Source code of charts
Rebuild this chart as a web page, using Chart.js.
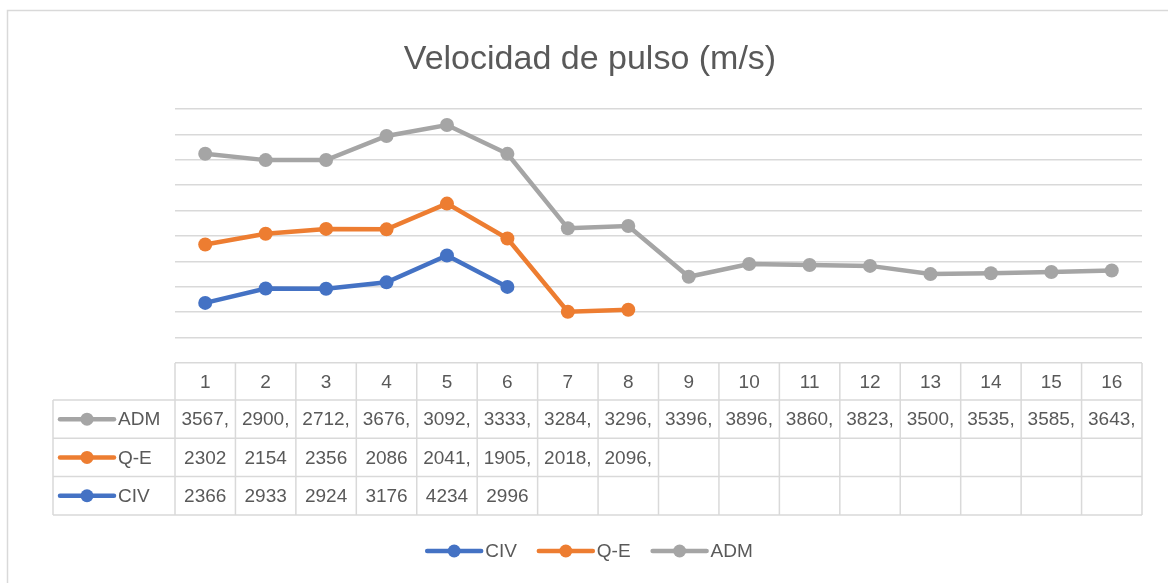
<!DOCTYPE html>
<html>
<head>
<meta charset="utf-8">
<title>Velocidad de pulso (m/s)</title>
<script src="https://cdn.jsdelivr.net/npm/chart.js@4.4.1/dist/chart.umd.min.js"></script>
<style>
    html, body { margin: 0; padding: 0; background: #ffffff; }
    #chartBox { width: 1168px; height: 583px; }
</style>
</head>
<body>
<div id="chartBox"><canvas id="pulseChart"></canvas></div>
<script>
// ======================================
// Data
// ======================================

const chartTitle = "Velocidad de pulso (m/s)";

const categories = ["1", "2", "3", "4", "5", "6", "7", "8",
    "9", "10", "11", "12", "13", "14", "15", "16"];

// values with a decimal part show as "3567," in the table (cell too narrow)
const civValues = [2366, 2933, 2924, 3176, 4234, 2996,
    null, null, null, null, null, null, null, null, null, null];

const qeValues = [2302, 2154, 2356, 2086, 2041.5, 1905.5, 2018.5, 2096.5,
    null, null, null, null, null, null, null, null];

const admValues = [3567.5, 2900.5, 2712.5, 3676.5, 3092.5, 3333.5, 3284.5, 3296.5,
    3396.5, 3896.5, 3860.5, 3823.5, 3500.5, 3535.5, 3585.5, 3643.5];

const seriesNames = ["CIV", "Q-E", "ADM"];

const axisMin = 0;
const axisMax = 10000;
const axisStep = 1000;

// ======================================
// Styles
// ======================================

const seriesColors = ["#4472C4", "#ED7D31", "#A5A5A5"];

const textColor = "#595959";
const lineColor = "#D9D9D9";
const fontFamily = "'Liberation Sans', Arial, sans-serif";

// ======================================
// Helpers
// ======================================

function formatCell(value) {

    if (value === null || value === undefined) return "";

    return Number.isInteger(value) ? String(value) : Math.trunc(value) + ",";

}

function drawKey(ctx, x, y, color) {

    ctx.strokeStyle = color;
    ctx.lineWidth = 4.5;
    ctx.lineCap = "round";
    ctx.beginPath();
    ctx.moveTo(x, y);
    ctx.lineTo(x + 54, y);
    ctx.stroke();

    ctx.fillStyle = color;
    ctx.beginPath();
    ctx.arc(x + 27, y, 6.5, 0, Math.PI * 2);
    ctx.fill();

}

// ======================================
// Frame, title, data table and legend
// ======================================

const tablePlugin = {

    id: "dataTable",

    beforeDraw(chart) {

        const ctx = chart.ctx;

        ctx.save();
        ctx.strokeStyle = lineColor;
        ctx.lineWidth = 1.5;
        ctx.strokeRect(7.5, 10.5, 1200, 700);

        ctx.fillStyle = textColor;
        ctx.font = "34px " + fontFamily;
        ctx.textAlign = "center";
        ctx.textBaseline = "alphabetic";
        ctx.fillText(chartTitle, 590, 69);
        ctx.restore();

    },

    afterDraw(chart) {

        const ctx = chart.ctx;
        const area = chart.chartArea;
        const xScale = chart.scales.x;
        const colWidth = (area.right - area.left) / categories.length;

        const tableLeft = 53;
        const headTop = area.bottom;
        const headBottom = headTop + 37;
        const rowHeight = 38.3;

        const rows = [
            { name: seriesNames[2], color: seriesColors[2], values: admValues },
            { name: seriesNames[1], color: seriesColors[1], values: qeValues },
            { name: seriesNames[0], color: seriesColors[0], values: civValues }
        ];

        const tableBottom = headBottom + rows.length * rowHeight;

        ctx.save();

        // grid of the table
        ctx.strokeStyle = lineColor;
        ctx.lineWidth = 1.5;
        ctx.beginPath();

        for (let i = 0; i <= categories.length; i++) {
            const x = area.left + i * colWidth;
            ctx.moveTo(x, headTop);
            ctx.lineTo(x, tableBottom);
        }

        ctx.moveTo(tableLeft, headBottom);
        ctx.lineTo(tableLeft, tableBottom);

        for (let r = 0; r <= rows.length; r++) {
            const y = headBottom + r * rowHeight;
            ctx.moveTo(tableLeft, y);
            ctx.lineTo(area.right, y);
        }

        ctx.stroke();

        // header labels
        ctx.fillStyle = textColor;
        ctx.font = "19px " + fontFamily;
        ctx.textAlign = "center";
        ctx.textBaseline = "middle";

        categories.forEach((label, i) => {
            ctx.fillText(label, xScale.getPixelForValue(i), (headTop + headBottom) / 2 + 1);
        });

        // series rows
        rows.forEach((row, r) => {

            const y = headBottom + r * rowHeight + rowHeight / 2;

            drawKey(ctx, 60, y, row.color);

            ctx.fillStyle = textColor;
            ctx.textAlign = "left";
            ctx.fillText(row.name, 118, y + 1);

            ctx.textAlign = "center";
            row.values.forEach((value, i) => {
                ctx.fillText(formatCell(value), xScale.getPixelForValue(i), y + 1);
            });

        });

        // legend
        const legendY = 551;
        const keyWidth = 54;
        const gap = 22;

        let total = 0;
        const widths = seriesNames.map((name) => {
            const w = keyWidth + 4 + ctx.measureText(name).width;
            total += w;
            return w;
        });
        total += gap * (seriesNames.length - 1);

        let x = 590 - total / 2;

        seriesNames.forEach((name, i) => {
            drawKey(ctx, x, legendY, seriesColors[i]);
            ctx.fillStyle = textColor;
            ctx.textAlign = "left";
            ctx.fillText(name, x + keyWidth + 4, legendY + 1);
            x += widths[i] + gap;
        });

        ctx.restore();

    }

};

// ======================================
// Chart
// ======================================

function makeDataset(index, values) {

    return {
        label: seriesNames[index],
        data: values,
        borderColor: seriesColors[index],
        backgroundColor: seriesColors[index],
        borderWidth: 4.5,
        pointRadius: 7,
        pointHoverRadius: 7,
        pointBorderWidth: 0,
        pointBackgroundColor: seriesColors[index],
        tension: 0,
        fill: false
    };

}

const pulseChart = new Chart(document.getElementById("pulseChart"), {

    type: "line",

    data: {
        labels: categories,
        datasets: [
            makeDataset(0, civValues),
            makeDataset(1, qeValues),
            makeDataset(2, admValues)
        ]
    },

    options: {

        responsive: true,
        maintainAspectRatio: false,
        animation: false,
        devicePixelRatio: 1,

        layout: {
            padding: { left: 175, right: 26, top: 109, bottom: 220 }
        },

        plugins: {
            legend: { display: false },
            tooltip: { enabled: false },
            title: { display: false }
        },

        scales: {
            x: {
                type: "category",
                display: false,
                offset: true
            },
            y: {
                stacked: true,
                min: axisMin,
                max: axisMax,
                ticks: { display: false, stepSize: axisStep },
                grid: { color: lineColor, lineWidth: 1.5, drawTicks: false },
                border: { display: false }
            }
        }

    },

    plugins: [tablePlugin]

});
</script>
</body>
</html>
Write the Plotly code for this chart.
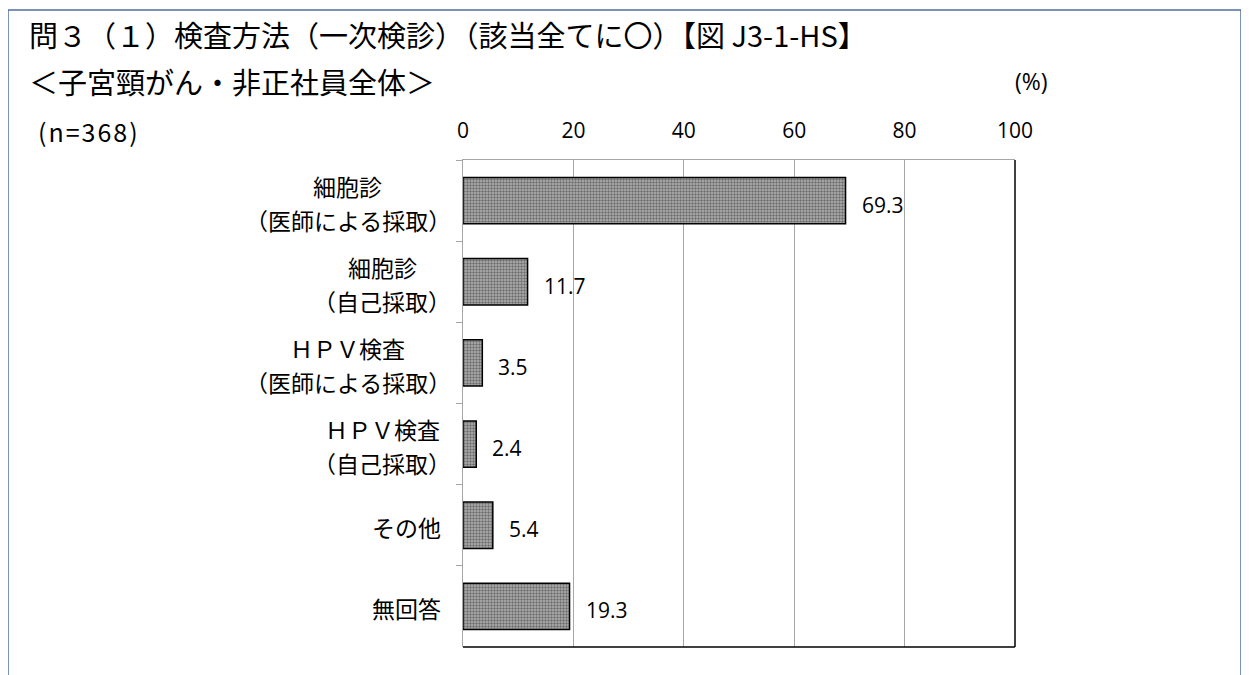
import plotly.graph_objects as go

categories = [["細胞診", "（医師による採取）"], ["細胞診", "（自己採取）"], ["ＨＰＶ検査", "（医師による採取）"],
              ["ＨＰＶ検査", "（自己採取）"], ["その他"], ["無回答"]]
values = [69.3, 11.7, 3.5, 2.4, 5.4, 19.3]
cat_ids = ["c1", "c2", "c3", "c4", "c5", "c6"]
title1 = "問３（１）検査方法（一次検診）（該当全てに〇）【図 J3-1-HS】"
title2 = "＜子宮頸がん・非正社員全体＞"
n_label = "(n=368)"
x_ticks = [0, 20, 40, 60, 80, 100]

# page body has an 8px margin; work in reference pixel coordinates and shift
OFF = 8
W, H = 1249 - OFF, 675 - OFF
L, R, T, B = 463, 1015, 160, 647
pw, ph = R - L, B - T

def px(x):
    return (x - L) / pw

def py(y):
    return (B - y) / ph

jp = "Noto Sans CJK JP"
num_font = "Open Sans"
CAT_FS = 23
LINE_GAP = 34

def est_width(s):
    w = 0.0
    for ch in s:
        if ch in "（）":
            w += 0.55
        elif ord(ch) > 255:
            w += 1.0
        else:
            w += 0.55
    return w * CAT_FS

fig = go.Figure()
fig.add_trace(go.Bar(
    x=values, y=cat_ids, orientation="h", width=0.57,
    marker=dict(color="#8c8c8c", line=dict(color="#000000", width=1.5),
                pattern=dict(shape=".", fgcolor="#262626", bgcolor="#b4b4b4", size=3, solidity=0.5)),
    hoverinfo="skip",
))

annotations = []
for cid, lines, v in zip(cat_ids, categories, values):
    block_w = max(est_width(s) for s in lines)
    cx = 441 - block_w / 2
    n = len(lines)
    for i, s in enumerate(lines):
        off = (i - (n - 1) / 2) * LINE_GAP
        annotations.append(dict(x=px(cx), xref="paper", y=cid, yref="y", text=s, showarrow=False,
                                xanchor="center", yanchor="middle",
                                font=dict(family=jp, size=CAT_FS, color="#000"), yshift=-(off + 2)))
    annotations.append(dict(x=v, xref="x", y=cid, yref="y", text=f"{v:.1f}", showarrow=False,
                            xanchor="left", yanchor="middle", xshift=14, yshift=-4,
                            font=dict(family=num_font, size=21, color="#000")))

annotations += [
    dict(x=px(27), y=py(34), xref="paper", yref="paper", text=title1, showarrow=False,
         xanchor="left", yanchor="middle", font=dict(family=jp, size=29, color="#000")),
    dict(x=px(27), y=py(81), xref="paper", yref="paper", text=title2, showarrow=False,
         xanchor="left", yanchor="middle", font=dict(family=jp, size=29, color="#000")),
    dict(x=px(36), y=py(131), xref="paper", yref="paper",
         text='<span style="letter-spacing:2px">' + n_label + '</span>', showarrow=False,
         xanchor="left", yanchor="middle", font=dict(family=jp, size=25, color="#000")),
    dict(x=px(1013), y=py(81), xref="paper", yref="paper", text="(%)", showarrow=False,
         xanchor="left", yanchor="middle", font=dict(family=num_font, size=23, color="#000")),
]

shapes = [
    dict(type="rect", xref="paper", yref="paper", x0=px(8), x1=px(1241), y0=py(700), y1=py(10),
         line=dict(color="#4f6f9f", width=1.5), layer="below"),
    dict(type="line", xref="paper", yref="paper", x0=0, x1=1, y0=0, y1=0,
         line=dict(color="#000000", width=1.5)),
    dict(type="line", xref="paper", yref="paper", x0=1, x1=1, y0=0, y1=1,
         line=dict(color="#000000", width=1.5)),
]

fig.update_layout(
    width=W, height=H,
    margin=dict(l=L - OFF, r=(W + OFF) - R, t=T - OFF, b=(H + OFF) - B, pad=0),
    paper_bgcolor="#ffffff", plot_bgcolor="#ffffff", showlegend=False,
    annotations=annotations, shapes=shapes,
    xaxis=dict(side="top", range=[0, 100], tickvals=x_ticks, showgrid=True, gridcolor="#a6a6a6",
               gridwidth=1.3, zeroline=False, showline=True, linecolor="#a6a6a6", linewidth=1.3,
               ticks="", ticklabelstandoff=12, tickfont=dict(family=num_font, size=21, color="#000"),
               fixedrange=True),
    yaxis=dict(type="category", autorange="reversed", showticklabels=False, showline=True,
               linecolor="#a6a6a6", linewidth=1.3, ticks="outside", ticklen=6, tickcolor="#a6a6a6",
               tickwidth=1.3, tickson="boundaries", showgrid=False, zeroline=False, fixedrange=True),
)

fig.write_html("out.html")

WRITTEN REQUEST:
Transcribe only the lines from the line holding "Write the Plotly code for this chart." through the line holding "return w * CAT_FS", inclusive, without any of the pictures.

CORRECT RESULT:
Write the Plotly code for this chart.
import plotly.graph_objects as go

categories = [["細胞診", "（医師による採取）"], ["細胞診", "（自己採取）"], ["ＨＰＶ検査", "（医師による採取）"],
              ["ＨＰＶ検査", "（自己採取）"], ["その他"], ["無回答"]]
values = [69.3, 11.7, 3.5, 2.4, 5.4, 19.3]
cat_ids = ["c1", "c2", "c3", "c4", "c5", "c6"]
title1 = "問３（１）検査方法（一次検診）（該当全てに〇）【図 J3-1-HS】"
title2 = "＜子宮頸がん・非正社員全体＞"
n_label = "(n=368)"
x_ticks = [0, 20, 40, 60, 80, 100]

# page body has an 8px margin; work in reference pixel coordinates and shift
OFF = 8
W, H = 1249 - OFF, 675 - OFF
L, R, T, B = 463, 1015, 160, 647
pw, ph = R - L, B - T

def px(x):
    return (x - L) / pw

def py(y):
    return (B - y) / ph

jp = "Noto Sans CJK JP"
num_font = "Open Sans"
CAT_FS = 23
LINE_GAP = 34

def est_width(s):
    w = 0.0
    for ch in s:
        if ch in "（）":
            w += 0.55
        elif ord(ch) > 255:
            w += 1.0
        else:
            w += 0.55
    return w * CAT_FS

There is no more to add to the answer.